» **Exercise goal**
Images should be left out, and everything else in the listing reproduced exactly.

» **Information provided**

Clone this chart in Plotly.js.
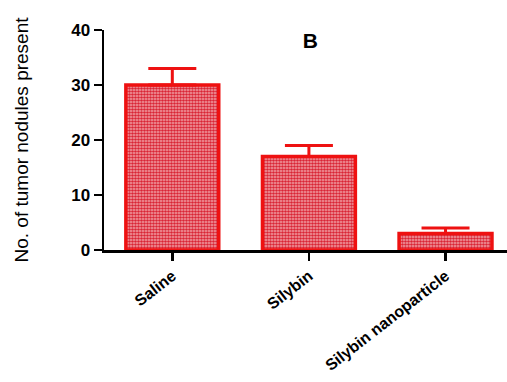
<!DOCTYPE html>
<html>
<head>
<meta charset="utf-8">
<script src="https://cdn.plot.ly/plotly-3.0.1.min.js"></script>
<style>html,body{margin:0;padding:0;background:#fff;}#chart{width:507px;height:382px;}</style>
</head>
<body>
<div id="chart"></div>
<script>
const categories = ["Saline", "Silybin", "Silybin nanoparticle"];
const nodules = [30, 17, 3];
const errorUp = [3, 2, 1];
const errorDown = [0, 0, 0];
const yTicks = [0, 10, 20, 30, 40];

const trace = {
  type: "bar",
  x: categories,
  y: nodules,
  width: 0.68,
  marker: {
    color: "#ec9096",
    line: {color: "#ee1111", width: 3.5},
    pattern: {shape: ".", fgcolor: "#d92535", bgcolor: "#f3a6ab", size: 3, solidity: 0.6}
  },
  error_y: {
    type: "data", symmetric: false, array: errorUp, arrayminus: errorDown,
    color: "#ee1111", thickness: 3, width: 24
  },
  hoverinfo: "none"
};

const layout = {
  width: 507, height: 382,
  margin: {l: 104, r: 0, t: 30, b: 132},
  paper_bgcolor: "#fff", plot_bgcolor: "#fff",
  showlegend: false,
  font: {family: "Liberation Sans, Arial, sans-serif", color: "#000"},
  title: {text: "<b>B</b>", font: {size: 21, color: "#000"}, x: 0.612, xanchor: "center", y: 0.893, yanchor: "middle"},
  xaxis: {
    type: "category",
    range: [-0.5, 2.45],
    showline: true, linecolor: "#000", linewidth: 2.5,
    ticks: "outside", ticklen: 8, tickwidth: 2.5, tickcolor: "#000",
    tickangle: -38,
    tickfont: {size: 16, family: "Liberation Sans, Arial, sans-serif", weight: "bold", color: "#000"},
    showgrid: false, zeroline: false, fixedrange: true
  },
  yaxis: {
    range: [0, 40],
    tickvals: yTicks,
    showline: true, linecolor: "#000", linewidth: 2.5,
    ticks: "outside", ticklen: 8, tickwidth: 2.5, tickcolor: "#000",
    tickfont: {size: 17, family: "Liberation Sans, Arial, sans-serif", weight: "bold", color: "#000"},
    title: {text: "No. of tumor nodules present", font: {size: 19, family: "Liberation Sans, Arial, sans-serif", color: "#000"}, standoff: 38},
    showgrid: false, zeroline: false, fixedrange: true
  }
};

Plotly.newPlot("chart", [trace], layout, {displayModeBar: false, staticPlot: true});
</script>
</body>
</html>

» **Full output**
Clone this chart in Plotly.js.
<!DOCTYPE html>
<html>
<head>
<meta charset="utf-8">
<script src="https://cdn.plot.ly/plotly-3.0.1.min.js"></script>
<style>html,body{margin:0;padding:0;background:#fff;}#chart{width:507px;height:382px;}</style>
</head>
<body>
<div id="chart"></div>
<script>
const categories = ["Saline", "Silybin", "Silybin nanoparticle"];
const nodules = [30, 17, 3];
const errorUp = [3, 2, 1];
const errorDown = [0, 0, 0];
const yTicks = [0, 10, 20, 30, 40];

const trace = {
  type: "bar",
  x: categories,
  y: nodules,
  width: 0.68,
  marker: {
    color: "#ec9096",
    line: {color: "#ee1111", width: 3.5},
    pattern: {shape: ".", fgcolor: "#d92535", bgcolor: "#f3a6ab", size: 3, solidity: 0.6}
  },
  error_y: {
    type: "data", symmetric: false, array: errorUp, arrayminus: errorDown,
    color: "#ee1111", thickness: 3, width: 24
  },
  hoverinfo: "none"
};

const layout = {
  width: 507, height: 382,
  margin: {l: 104, r: 0, t: 30, b: 132},
  paper_bgcolor: "#fff", plot_bgcolor: "#fff",
  showlegend: false,
  font: {family: "Liberation Sans, Arial, sans-serif", color: "#000"},
  title: {text: "<b>B</b>", font: {size: 21, color: "#000"}, x: 0.612, xanchor: "center", y: 0.893, yanchor: "middle"},
  xaxis: {
    type: "category",
    range: [-0.5, 2.45],
    showline: true, linecolor: "#000", linewidth: 2.5,
    ticks: "outside", ticklen: 8, tickwidth: 2.5, tickcolor: "#000",
    tickangle: -38,
    tickfont: {size: 16, family: "Liberation Sans, Arial, sans-serif", weight: "bold", color: "#000"},
    showgrid: false, zeroline: false, fixedrange: true
  },
  yaxis: {
    range: [0, 40],
    tickvals: yTicks,
    showline: true, linecolor: "#000", linewidth: 2.5,
    ticks: "outside", ticklen: 8, tickwidth: 2.5, tickcolor: "#000",
    tickfont: {size: 17, family: "Liberation Sans, Arial, sans-serif", weight: "bold", color: "#000"},
    title: {text: "No. of tumor nodules present", font: {size: 19, family: "Liberation Sans, Arial, sans-serif", color: "#000"}, standoff: 38},
    showgrid: false, zeroline: false, fixedrange: true
  }
};

Plotly.newPlot("chart", [trace], layout, {displayModeBar: false, staticPlot: true});
</script>
</body>
</html>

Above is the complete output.